Quote Originally Posted by Odalisque View Post
Quote Originally Posted by tartarusrussell View Post
There again, it is amazing how differently some people can interpret the same book.
But sometimes the interpretation can't be justified by the text. I recall someone sounding off to me about Kafka's The Trial. He said something to the effect of: "Everyone assumes that Joseph K was innocent, but how do we know he isn't guilty?

My reply was:

Because Kafka tells us so in the first sentence: Someone must have been telling lies about Joseph K because, without his doing anything wrong, he was arrested one fine morning.

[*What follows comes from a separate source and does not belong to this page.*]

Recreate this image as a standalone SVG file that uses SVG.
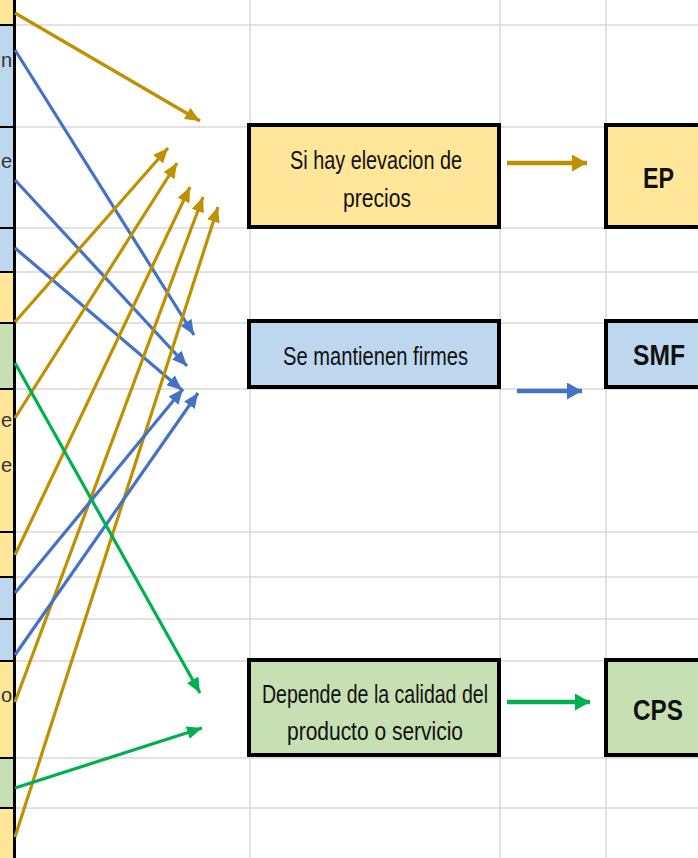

Wow. Is the English translation of 'Der Proceß' really that bad? The opening sentence goes: Jemand mußte Josef K. verleumdet haben, denn ohne daß er etwas Böses getan hätte, wurde er eines Morgens verhaftet. ... 'Hätte' is a subjunctive form of 'haben' and in this case it obviously signifies a supposition. Josef K. presumes he is innocent of any wrongdoing, and furthermore he presumes that someone must have been telling lies about him. Outwardly, of course, this presumption of his takes on the form of insistence upon his innocence before the court. This schisma is the whole crux of the novel.
The English translation of that famous opening line can also be taken to express a supposition; in the original German it is just abundantly clear that it is so. Happy re-reading!